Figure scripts
--------------------

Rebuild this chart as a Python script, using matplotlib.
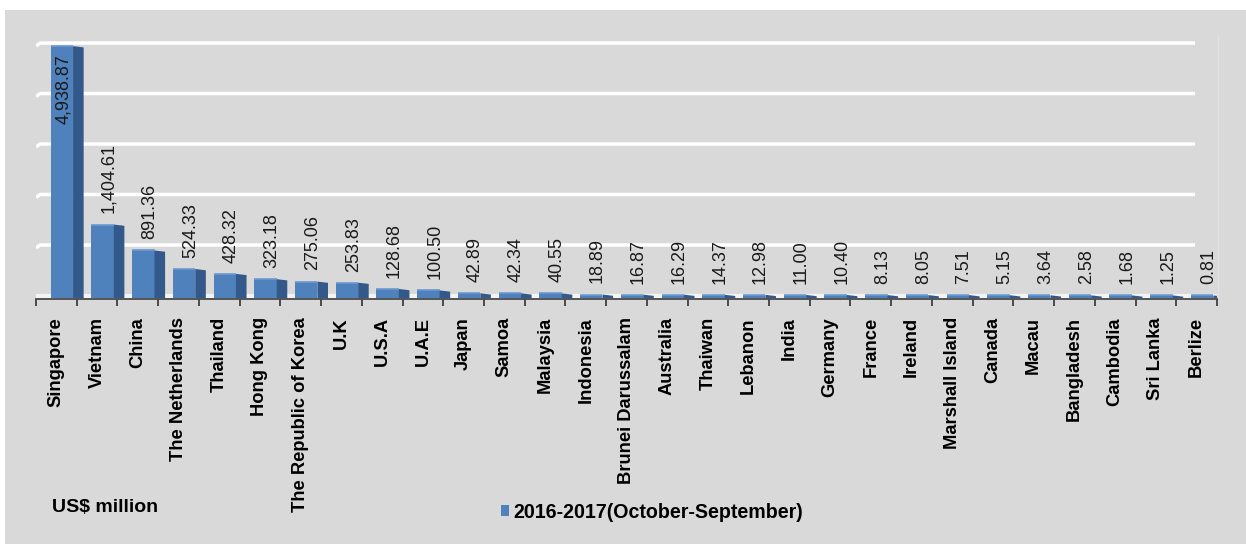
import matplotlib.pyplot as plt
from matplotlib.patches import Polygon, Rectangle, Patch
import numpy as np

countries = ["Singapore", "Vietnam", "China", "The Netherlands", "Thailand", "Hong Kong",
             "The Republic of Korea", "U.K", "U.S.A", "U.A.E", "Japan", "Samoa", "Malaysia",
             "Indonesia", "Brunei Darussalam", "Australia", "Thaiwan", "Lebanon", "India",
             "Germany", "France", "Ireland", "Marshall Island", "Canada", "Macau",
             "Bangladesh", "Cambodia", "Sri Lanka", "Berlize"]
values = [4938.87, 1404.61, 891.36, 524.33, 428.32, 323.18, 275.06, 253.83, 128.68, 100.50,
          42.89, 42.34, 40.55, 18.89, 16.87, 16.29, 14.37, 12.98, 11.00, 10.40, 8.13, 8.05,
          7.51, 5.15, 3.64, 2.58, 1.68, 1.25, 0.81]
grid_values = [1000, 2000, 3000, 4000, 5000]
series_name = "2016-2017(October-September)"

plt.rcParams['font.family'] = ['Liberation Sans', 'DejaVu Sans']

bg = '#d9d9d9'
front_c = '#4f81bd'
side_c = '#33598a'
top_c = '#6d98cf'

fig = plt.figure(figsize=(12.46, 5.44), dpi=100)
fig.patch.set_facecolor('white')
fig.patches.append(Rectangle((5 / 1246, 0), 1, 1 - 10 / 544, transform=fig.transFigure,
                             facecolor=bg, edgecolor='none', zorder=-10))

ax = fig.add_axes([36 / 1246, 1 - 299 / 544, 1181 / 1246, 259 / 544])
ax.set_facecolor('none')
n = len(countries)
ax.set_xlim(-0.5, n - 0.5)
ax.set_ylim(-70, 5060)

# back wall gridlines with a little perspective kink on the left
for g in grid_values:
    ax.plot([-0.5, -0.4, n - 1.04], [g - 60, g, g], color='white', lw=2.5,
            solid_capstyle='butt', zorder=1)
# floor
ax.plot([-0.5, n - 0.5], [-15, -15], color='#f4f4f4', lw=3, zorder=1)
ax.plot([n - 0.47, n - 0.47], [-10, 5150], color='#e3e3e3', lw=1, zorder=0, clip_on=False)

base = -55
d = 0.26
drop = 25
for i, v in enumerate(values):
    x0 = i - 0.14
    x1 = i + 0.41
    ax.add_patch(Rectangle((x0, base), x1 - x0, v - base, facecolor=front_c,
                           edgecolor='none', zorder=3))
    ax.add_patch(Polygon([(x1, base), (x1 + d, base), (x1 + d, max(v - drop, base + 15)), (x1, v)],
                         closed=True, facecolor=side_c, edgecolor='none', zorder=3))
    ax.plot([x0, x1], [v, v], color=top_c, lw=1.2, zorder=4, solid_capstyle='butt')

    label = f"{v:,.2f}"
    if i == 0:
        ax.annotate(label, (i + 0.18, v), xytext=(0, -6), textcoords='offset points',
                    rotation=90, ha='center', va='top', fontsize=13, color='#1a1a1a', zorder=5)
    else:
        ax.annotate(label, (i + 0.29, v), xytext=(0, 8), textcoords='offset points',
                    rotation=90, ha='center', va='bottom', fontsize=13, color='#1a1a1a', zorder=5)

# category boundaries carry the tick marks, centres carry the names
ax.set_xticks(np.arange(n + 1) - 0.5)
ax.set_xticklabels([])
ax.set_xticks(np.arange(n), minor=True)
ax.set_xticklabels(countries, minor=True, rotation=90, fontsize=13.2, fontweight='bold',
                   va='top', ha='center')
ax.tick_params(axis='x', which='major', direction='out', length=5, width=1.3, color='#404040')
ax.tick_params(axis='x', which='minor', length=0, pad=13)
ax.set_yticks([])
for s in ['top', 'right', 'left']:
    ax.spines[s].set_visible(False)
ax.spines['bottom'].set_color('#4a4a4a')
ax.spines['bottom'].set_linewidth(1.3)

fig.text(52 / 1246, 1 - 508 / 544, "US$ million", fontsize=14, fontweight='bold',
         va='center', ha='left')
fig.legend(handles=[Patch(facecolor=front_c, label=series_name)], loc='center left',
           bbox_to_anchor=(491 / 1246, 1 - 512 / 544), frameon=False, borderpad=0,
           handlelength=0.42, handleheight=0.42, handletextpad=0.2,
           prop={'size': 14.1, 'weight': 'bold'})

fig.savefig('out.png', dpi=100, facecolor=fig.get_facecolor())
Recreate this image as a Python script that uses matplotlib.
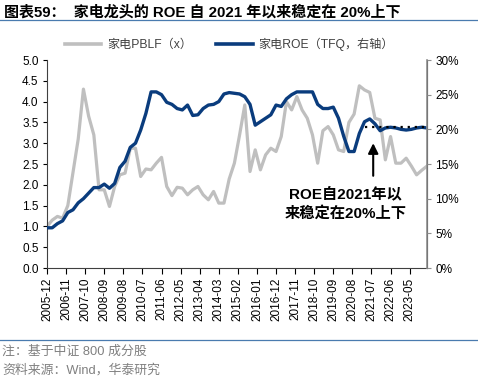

--------------------

§ **Problem**: Which lines hold the word "this"? Copy each of them from the records.

§ **Task output**:
Rebuild this chart as a Python script, using matplotlib.
Recreate this image as a Python script that uses matplotlib.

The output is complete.